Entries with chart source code
(begin)
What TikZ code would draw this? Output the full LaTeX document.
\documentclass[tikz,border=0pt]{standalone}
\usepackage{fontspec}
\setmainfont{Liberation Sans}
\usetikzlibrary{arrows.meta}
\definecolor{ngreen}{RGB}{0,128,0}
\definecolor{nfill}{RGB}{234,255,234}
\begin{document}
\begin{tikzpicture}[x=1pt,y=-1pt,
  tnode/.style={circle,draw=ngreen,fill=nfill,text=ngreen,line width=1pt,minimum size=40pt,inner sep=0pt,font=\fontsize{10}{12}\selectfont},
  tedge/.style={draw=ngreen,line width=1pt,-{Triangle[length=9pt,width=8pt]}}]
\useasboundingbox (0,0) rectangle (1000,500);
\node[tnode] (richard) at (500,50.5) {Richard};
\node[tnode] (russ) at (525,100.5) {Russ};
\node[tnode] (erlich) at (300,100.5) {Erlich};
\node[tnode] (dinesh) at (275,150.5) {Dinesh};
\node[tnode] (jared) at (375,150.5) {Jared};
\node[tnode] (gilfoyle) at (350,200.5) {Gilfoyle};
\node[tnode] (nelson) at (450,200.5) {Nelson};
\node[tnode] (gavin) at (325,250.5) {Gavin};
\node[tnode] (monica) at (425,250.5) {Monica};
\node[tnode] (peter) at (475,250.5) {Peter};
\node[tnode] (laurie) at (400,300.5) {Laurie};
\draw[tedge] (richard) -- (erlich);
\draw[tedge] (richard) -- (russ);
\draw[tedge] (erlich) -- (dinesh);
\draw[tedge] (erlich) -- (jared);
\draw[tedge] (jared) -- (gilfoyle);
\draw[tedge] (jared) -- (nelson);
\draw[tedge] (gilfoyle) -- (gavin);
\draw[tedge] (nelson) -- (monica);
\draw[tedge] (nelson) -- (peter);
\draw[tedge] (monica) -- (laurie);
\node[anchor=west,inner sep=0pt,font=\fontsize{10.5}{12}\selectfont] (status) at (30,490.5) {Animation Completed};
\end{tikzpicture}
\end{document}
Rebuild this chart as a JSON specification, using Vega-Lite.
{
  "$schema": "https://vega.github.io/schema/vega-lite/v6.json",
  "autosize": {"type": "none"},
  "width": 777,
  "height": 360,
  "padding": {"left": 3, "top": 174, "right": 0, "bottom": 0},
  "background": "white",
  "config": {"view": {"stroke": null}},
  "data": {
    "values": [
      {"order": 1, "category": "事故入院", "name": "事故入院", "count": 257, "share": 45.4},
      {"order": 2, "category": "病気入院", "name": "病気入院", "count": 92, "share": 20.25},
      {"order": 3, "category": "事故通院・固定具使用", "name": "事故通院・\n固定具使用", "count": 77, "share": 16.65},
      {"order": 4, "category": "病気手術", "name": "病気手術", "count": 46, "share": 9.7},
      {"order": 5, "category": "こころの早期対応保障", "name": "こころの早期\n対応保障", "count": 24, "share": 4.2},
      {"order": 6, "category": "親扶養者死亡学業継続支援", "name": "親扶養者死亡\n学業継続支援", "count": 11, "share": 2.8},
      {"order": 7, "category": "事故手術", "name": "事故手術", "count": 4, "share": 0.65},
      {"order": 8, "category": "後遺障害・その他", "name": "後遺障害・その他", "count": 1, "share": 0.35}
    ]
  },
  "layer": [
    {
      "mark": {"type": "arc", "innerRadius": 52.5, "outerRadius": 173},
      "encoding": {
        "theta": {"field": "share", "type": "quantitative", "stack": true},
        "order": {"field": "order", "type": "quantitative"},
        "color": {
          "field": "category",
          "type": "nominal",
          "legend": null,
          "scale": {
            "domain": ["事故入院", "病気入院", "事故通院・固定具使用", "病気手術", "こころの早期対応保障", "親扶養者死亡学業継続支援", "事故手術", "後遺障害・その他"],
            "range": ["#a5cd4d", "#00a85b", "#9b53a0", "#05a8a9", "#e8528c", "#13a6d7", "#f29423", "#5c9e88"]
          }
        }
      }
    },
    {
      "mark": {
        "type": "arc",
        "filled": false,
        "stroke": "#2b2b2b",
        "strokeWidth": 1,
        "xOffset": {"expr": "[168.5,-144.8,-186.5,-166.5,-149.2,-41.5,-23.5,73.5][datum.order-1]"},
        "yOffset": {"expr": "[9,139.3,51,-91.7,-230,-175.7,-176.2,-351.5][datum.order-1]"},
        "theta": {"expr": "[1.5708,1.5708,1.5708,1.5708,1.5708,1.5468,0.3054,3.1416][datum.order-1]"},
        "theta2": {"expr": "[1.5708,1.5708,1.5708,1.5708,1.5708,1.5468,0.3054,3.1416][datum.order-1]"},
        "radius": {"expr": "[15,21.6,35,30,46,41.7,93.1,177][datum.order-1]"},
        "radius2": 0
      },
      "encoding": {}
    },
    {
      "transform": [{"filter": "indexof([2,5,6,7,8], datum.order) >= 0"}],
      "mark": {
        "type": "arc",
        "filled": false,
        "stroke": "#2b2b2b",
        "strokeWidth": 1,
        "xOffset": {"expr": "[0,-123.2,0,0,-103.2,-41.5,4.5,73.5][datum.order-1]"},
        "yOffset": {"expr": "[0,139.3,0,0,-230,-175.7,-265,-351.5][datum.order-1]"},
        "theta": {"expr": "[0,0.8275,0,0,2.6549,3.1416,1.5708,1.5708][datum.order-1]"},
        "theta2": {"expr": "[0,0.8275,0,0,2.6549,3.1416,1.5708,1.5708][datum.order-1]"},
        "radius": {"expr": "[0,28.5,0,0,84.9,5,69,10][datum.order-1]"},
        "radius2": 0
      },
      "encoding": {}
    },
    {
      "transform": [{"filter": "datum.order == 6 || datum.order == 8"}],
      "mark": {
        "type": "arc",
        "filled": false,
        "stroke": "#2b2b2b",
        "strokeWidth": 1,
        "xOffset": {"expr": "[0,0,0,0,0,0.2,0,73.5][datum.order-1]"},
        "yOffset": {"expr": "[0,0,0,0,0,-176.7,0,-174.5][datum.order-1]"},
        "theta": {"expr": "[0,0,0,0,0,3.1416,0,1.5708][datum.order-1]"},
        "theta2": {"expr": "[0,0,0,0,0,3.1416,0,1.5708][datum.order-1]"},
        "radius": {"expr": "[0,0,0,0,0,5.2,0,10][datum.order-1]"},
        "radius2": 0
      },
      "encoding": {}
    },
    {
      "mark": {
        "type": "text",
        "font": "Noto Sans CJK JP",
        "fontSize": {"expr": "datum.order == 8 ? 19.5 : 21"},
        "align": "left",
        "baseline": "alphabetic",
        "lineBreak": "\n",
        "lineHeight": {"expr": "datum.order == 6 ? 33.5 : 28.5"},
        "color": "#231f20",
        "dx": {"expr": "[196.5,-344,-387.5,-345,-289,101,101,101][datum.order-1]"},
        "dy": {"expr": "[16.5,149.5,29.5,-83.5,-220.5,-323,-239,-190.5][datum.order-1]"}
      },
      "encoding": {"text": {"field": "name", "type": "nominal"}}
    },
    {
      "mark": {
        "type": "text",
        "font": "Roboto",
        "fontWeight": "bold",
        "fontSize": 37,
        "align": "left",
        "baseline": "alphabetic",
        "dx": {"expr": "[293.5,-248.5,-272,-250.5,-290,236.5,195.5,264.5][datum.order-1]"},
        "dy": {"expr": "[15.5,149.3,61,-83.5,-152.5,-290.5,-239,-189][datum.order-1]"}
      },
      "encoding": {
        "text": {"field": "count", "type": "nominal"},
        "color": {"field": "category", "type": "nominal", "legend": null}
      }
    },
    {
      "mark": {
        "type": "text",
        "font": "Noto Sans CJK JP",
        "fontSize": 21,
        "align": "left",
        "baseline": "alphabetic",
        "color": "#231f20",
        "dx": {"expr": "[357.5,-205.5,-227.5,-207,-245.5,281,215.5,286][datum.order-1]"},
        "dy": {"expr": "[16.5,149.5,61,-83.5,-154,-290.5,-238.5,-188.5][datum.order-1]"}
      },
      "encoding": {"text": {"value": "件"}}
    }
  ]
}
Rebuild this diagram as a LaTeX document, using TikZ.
(end)
#### EXERCISE BRIEF:
Give the number of lines in the listing above that contain "Rebuild", and nothing else.

#### REPLY:
2